Ainda assim, considerando apenas a queda na arrecadação em maio, os recursos também não seriam pagos de forma proporcional à perda de receita. Nesse caso, sete estados continuariam no vermelho em cerca de R$ 1 bilhão, mesmo após o auxílio.
O descompasso entre as perdas de arrecadação e o valor do auxílio já era esperado por especialistas, após governo e Senado alterarem a forma de divisão de recursos que vinha sendo discutida pela Câmara dos Deputados, com apoio de secretários de Fazenda.
Na versão original do projeto de lei, elaborada pelo deputado Pedro Paulo (DEM-RJ), a União compensaria os estados de forma proporcional à queda na receita.
O risco do modelo, segundo o Ministério da Economia, era incentivar gestores a serem menos cautelosos com as finanças, já que teriam a garantia de que qualquer perda seria ressarcida pelo Tesouro.
Para especialistas, a crise reforça a necessidade de os entes adotarem medidas de austeridade.
— Só espero que, de uma vez por todas, para os Executivos de forma geral, tenha caído a ficha da importância de um bom controle fiscal — observa André Luiz Marques, economista do Insper.
O economista Josué Pellegrini, da Instituição Fiscal Independente (IFI), avalia que, quando a pandemia passar, será necessário retomar programas estruturais:
— Vamos precisar voltar a tudo aquilo que falávamos antes da crise: é necessário que estados, principalmente aqueles com situação mais grave, façam um ajuste das despesas obrigatórias. Não dá mais para ficar só recebendo ajuda da União.

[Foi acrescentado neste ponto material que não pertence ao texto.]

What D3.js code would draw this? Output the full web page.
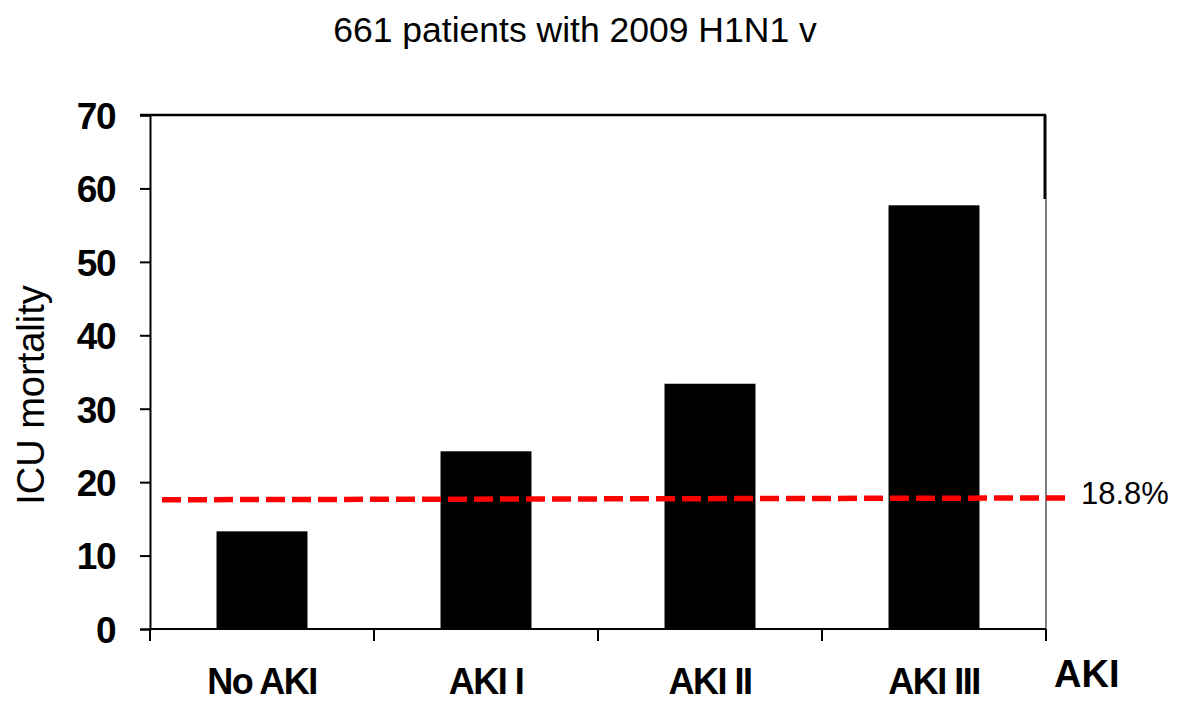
<!DOCTYPE html>
<html>
<head>
<meta charset="utf-8">
<script src="https://cdn.jsdelivr.net/npm/d3@7/dist/d3.min.js"></script>
<style>
  html, body { margin: 0; padding: 0; background: #fff; }
  svg { display: block; font-family: "Liberation Sans", Arial, sans-serif; }
</style>
</head>
<body>
<svg id="chart" width="1179" height="702"></svg>
<script>
const categories = ["No AKI", "AKI I", "AKI II", "AKI III"];
const mortality = [13.3, 24.2, 33.4, 57.7];
const yTicks = [0, 10, 20, 30, 40, 50, 60, 70];
const refLine = [17.6, 17.85];   // dashed overall-mortality line (left end, right end)
const refLabel = "18.8%";
const title = "661 patients with 2009 H1N1 v";
const yTitle = "ICU mortality";
const xTitle = "AKI";

(function () {
const svg = d3.select("#chart");
const mLeft = 150, mRight = 1046, mTop = 115, mBottom = 629;

const x = d3.scaleBand().domain(categories).range([mLeft, mRight])
  .paddingInner(0.594).paddingOuter(0.297);
const y = d3.scaleLinear().domain([0, 70]).range([mBottom, mTop]);

// title
svg.append("text").attr("x", 575).attr("y", 42).attr("text-anchor", "middle")
  .style("font-size", "35.5px").text(title);

// bars
svg.append("g").selectAll("rect").data(categories).join("rect")
  .attr("x", d => x(d)).attr("width", x.bandwidth())
  .attr("y", (d, i) => y(mortality[i]))
  .attr("height", (d, i) => y(0) - y(mortality[i]))
  .attr("fill", "#000");

// frame: top line and right border
svg.append("line").attr("x1", mLeft - 10).attr("x2", mRight).attr("y1", y(70)).attr("y2", y(70))
  .attr("stroke", "#000").attr("stroke-width", 2.5);
svg.append("line").attr("x1", mRight - 1).attr("x2", mRight - 1).attr("y1", y(70)).attr("y2", 199)
  .attr("stroke", "#000").attr("stroke-width", 3);
svg.append("line").attr("x1", mRight).attr("x2", mRight).attr("y1", 199).attr("y2", y(0))
  .attr("stroke", "#000").attr("stroke-width", 1);

// y axis
const yAxis = svg.append("g").attr("transform", `translate(${mLeft},0)`)
  .call(d3.axisLeft(y).tickValues(yTicks).tickSize(10).tickPadding(25));
yAxis.select(".domain").attr("stroke-width", 2);
yAxis.selectAll(".tick line").attr("stroke-width", 2);
yAxis.selectAll(".tick text").style("font-size", "37px").style("font-weight", "bold")
  .style("letter-spacing", "-1.5px")
  .attr("fill", "#000").attr("font-family", "Liberation Sans, Arial, sans-serif").attr("dy", "0.36em");

// x axis baseline and separator ticks
svg.append("line").attr("x1", mLeft).attr("x2", mRight).attr("y1", y(0)).attr("y2", y(0))
  .attr("stroke", "#000").attr("stroke-width", 2);
const step = x.step();
const sepX = d3.range(categories.length + 1).map(i => mLeft + i * step);
svg.append("g").selectAll("line").data(sepX).join("line")
  .attr("x1", d => d).attr("x2", d => d).attr("y1", y(0)).attr("y2", y(0) + 12)
  .attr("stroke", "#000").attr("stroke-width", 2);

// x labels
svg.append("g").selectAll("text").data(categories).join("text")
  .attr("x", d => x(d) + x.bandwidth() / 2).attr("y", 694)
  .attr("text-anchor", "middle").style("font-size", "36px").style("font-weight", "bold")
  .style("letter-spacing", "-1.5px").text(d => d);

// x title
svg.append("text").attr("x", 1054).attr("y", 687).style("font-size", "38px")
  .style("font-weight", "bold").text(xTitle);

// y title
svg.append("text").attr("transform", `translate(44,395) rotate(-90)`)
  .attr("text-anchor", "middle").style("font-size", "38px").text(yTitle);

// dashed reference line
svg.append("line").attr("x1", 162).attr("x2", 1067)
  .attr("y1", y(refLine[0])).attr("y2", y(refLine[1]))
  .attr("stroke", "#ff0000").attr("stroke-width", 5.5).attr("stroke-dasharray", "19,7");
svg.append("text").attr("x", 1081).attr("y", 504).style("font-size", "31px").text(refLabel);
})();
</script>
</body>
</html>
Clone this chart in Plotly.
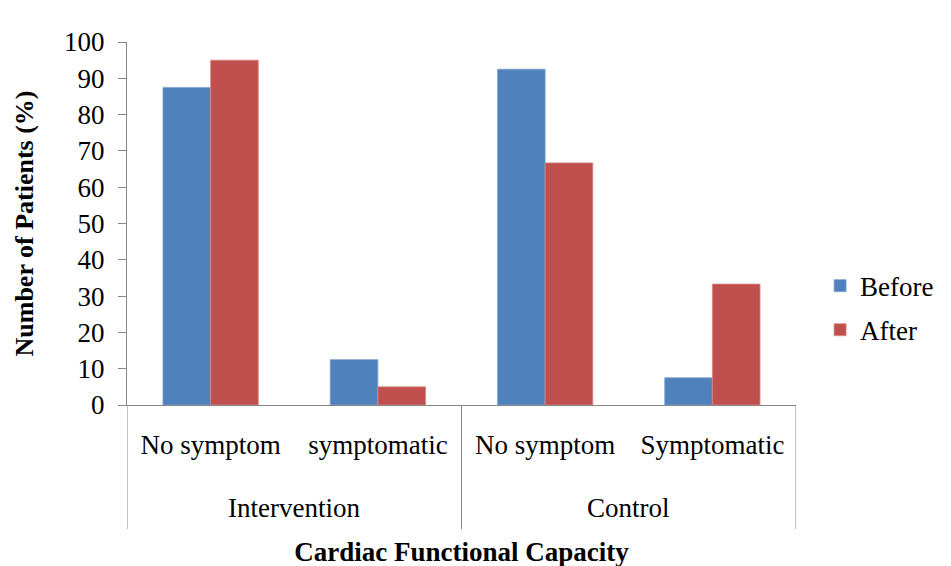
import plotly.graph_objects as go

groups = ["Intervention", "Control"]
subcats = ["No symptom", "symptomatic", "No symptom", "Symptomatic"]
keys = ["Intervention|No symptom", "Intervention|symptomatic",
        "Control|No symptom", "Control|Symptomatic"]
before = [87.5, 12.5, 92.5, 7.5]
after = [95.0, 5.0, 66.7, 33.3]
y_ticks = list(range(0, 101, 10))

FONT = "Liberation Serif, Times New Roman, serif"
AXC = "#868686"

fig = go.Figure()
fig.add_trace(go.Bar(x=keys, y=before, name="Before", legendgroup="b",
                     marker=dict(color="#4F81BD", line=dict(color="#7FA3D3", width=0.8))))
fig.add_trace(go.Bar(x=keys, y=after, name="After", legendgroup="a",
                     marker=dict(color="#C0504D", line=dict(color="#D98683", width=0.8))))

# group labels and dividers (category positions 0..3)
n_per = 2
for gi, g in enumerate(groups):
    center = gi * n_per + (n_per - 1) / 2
    fig.add_annotation(x=center, xref="x", y=-0.285, yref="paper", text=g,
                       showarrow=False, font=dict(size=27), yanchor="middle")
for b in [-0.5, 1.5, 3.5]:
    fig.add_shape(type="line", xref="x", yref="paper", x0=b, x1=b, y0=0, y1=-0.342,
                  line=dict(color=AXC, width=1))

fig.update_layout(
    width=943, height=559,
    margin=dict(l=119, r=148, t=34, b=162),
    paper_bgcolor="white", plot_bgcolor="white",
    barmode="group", bargap=0.43, bargroupgap=0,
    font=dict(family=FONT, size=26, color="black"),
    legend=dict(x=1.036, y=0.267, xanchor="left", yanchor="middle",
                font=dict(size=27), tracegroupgap=6, itemwidth=30),
    showlegend=True,
)
fig.update_yaxes(range=[0, 100], tickvals=y_ticks, showgrid=False, automargin=False,
                 showline=True, linecolor=AXC, linewidth=1,
                 ticks="outside", ticklen=8, tickcolor=AXC,
                 ticklabelstandoff=8,
                 tickfont=dict(size=27),
                 title=dict(text="<b>Number of Patients (%)</b>", font=dict(size=26), standoff=22))
fig.update_xaxes(type="category", tickvals=keys, ticktext=subcats, automargin=False,
                 showgrid=False, showline=True, linecolor=AXC, linewidth=1,
                 ticks="", tickfont=dict(size=27), range=[-0.5, 3.5],
                 ticklabelstandoff=16,
                 title=dict(text="<b>Cardiac Functional Capacity</b>", font=dict(size=27), standoff=83))

fig.write_html("out.html")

Um ajuste fiscal mais rígido será especialmente necessário naqueles estados onde os recursos não compensam as perdas registradas até agora.
Este é o caso de São Paulo. A expectativa de perdas de receita no estado, no ano, está entre R$ 19 bilhões e R$ 20 bilhões — bem acima dos R$ 7,69 bilhões que São Paulo receberá em quatro parcelas, sendo R$ 1,07 bilhão carimbado para uso na saúde.

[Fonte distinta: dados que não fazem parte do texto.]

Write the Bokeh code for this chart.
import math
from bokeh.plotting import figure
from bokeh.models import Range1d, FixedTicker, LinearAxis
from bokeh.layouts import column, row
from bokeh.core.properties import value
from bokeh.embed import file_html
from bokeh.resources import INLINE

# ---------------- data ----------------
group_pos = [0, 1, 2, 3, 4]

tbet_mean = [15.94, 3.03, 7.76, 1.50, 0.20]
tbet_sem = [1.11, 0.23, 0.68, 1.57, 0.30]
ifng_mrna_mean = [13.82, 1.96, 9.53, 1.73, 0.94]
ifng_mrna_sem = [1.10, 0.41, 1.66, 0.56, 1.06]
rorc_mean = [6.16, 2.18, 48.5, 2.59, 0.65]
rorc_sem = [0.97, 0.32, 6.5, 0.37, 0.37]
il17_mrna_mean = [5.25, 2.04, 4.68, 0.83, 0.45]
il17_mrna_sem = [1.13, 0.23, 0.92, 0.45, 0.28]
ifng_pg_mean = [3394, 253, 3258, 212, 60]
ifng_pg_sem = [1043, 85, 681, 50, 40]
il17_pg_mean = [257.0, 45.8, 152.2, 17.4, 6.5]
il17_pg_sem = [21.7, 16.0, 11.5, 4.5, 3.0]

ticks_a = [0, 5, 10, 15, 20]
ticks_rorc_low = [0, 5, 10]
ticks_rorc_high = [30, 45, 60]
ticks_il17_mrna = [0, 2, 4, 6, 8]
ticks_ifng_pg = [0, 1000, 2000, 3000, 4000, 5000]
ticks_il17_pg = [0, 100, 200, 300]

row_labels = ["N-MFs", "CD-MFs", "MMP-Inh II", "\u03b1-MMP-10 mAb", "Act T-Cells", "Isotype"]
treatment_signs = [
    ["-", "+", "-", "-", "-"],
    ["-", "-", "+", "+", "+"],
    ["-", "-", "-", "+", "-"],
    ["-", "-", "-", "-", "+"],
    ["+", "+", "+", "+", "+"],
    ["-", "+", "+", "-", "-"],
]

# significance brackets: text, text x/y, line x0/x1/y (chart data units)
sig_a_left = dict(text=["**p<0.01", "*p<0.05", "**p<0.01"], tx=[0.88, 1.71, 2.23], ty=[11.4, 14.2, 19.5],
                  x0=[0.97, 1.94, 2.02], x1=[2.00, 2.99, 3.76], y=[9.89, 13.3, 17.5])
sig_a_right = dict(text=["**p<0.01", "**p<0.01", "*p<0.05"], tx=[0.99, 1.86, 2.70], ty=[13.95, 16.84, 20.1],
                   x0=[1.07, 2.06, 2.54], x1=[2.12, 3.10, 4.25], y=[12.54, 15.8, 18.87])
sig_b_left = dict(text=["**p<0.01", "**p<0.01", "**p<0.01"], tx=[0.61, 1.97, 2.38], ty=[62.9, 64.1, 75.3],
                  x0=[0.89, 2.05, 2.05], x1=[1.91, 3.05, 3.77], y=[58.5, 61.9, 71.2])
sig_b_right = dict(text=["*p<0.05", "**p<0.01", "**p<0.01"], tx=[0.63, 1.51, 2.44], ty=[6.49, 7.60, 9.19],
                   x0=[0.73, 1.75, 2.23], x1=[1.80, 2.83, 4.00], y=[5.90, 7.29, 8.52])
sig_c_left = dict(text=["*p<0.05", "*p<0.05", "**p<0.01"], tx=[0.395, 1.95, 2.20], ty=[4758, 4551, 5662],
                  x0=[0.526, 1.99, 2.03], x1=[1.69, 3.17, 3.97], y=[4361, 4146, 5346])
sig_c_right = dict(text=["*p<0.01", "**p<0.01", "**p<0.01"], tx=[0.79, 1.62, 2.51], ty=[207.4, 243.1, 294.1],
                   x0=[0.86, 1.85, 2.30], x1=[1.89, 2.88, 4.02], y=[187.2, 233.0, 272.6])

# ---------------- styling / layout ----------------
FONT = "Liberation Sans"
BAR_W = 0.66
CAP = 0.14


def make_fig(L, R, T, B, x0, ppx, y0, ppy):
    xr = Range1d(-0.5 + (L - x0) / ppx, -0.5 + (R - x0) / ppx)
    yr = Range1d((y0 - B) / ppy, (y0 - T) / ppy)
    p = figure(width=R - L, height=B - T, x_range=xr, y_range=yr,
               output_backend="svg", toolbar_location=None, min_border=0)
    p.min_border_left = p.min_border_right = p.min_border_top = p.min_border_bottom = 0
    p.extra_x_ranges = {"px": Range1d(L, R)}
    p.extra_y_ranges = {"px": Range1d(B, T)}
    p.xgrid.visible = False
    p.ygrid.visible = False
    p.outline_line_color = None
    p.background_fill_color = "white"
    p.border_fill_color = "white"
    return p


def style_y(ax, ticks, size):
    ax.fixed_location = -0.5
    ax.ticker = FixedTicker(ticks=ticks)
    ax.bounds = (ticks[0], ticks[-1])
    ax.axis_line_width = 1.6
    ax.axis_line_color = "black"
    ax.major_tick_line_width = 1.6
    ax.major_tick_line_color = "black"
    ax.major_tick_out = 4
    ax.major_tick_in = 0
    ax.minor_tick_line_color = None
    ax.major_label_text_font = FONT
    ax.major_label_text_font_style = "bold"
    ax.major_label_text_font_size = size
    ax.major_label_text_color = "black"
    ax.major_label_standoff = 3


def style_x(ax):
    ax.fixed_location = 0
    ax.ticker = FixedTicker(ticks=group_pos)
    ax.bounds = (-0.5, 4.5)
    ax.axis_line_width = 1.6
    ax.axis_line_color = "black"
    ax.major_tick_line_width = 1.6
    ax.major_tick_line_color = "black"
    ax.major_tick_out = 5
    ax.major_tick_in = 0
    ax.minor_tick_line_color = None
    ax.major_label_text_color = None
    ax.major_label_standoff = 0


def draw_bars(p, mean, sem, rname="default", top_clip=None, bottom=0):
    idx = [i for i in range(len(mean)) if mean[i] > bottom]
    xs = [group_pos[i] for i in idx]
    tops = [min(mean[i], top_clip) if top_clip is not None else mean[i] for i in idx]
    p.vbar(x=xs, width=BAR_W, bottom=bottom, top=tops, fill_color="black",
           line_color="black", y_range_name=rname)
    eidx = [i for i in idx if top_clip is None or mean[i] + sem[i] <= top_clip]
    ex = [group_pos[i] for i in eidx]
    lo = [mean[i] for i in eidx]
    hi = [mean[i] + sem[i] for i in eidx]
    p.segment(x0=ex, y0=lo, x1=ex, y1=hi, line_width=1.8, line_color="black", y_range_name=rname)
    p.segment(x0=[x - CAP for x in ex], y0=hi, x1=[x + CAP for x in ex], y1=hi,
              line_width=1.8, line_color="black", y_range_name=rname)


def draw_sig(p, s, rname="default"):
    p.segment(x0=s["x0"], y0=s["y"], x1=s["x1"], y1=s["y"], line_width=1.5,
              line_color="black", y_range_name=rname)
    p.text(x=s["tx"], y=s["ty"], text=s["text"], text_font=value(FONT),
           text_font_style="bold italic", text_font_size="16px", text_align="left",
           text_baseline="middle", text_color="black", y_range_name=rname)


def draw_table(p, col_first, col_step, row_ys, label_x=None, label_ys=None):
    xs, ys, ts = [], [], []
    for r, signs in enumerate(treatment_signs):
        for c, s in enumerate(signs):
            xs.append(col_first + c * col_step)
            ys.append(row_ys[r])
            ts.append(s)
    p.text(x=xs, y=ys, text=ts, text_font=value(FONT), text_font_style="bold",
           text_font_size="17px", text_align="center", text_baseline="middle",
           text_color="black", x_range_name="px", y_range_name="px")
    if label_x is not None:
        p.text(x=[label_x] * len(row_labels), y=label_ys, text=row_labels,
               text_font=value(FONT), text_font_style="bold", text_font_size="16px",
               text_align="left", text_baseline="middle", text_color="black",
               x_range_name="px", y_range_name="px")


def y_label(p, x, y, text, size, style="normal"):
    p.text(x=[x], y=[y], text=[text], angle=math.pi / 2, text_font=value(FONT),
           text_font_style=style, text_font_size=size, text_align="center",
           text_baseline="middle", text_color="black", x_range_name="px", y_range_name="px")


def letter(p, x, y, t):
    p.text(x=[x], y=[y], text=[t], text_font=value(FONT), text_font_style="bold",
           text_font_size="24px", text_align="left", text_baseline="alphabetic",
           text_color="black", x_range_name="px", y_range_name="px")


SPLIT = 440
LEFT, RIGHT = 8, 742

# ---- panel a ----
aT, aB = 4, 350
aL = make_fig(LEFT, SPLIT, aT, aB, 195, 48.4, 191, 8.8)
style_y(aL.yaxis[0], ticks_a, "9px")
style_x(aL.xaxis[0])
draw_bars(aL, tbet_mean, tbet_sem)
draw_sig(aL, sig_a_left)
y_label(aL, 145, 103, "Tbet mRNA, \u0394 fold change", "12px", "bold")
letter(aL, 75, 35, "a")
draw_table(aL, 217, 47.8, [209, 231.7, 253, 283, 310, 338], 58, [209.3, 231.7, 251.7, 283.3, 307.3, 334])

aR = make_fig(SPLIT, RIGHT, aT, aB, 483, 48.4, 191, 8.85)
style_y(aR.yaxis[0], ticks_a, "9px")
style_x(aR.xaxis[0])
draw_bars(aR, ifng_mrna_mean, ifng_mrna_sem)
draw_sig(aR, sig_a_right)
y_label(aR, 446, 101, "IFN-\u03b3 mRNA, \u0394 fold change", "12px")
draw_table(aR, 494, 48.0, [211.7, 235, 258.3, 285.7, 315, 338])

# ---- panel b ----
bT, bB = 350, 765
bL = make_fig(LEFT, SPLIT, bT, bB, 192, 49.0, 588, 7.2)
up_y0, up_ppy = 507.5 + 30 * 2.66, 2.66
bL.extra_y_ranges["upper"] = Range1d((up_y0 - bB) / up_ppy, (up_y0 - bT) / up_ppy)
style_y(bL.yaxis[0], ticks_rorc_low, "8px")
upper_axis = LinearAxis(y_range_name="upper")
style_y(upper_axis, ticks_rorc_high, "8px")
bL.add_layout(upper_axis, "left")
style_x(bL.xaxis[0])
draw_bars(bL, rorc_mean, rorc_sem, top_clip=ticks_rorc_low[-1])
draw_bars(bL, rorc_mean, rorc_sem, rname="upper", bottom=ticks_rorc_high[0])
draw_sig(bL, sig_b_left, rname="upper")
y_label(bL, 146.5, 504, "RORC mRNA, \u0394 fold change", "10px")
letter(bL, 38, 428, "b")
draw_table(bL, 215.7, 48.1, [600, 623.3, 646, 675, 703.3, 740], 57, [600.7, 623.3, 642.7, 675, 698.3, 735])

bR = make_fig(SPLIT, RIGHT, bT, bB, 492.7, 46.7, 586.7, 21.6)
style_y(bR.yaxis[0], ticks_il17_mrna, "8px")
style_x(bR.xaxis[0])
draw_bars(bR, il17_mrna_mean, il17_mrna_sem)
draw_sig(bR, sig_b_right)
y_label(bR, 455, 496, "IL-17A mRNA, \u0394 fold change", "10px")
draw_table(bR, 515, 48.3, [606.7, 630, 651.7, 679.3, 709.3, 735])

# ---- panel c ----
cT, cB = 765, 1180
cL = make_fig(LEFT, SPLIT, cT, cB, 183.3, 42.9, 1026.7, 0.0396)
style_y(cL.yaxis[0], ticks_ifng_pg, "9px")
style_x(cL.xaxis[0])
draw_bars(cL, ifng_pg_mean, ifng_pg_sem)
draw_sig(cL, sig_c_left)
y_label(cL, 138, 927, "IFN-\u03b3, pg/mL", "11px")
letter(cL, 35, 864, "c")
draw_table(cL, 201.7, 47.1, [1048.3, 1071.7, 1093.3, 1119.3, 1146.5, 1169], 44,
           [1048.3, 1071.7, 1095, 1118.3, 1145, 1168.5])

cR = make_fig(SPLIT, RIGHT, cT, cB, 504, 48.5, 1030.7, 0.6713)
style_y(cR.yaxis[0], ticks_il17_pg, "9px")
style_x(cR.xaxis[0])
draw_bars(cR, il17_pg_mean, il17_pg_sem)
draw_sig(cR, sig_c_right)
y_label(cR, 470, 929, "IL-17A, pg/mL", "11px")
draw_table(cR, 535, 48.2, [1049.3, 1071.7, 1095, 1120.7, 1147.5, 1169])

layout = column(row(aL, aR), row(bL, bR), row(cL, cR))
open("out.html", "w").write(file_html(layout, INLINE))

“Este valor é claramente insuficiente para compensar a queda de arrecadação. No entanto, a suspensão do pagamento da dívida do estado com a União proporcionará mais R$ 12 bilhões. Outros recursos virão de medidas de austeridade e corte de despesas, anunciados em abril”, informou a Secretaria de Fazenda paulista, em nota.
No Rio, a expectativa é que a arrecadação caia R$ 10 bilhões em relação ao ano passado. Mas a reabertura gradual fez o estado rever em R$ 2 bilhões a projeção de arrecadação de ICMS.
— A despeito de não cobrir totalmente a queda de arrecadação, a ajuda é muito bem-vinda e necessária — disse o secretário de Fazenda do Rio, Guilherme Mercês. — Temos tomado medidas importantes, não estamos esperando a ajuda da União. Estamos fechando as contas, mas essa semana o governador soltou um decreto de bloqueio de 10 mil cargos, impedindo a ocupação desses cargos, o que dá fôlego em termos de despesa.
O secretário de Fazenda do Piauí, Rafael Fonteles, coordenador do Comsefaz, comitê que reúne os secretários de todos os estados, avalia que o modelo ideal é uma compensação integral das perdas do ICMS e do Fundo de Participação dos Estados (FPE) até o fim do ano.
— Somente com todas essas medidas será possível preservar o pleno funcionamento dos serviços públicos em todos os estados até o fim do ano, sem risco de colapso — afirma Fonteles.
‘Contenção das despesas’
O Ministério da Economia ressaltou, em nota, que o governo já tomou mais ações de socorro aos estados, além do pacote aprovado na Câmara, como a transferência de R$ 16 bilhões para compensar perdas nos fundos de participação. O órgão afirmou ainda que os critérios de distribuição foram definidos pelo Congresso.
A pasta também frisou que dados preliminares de notas fiscais eletrônicas apontam para perdas menos intensas na arrecadação nos próximos meses. Perguntado sobre a possibilidade de ampliar o auxílio aos entes, o ministério afirmou que o programa tem a dimensão correta.
“É fundamental que parte do esforço dos estados seja também na contenção de despesas, que não sejam relacionadas à pandemia, para que haja uma gestão eficiente dos recursos públicos.”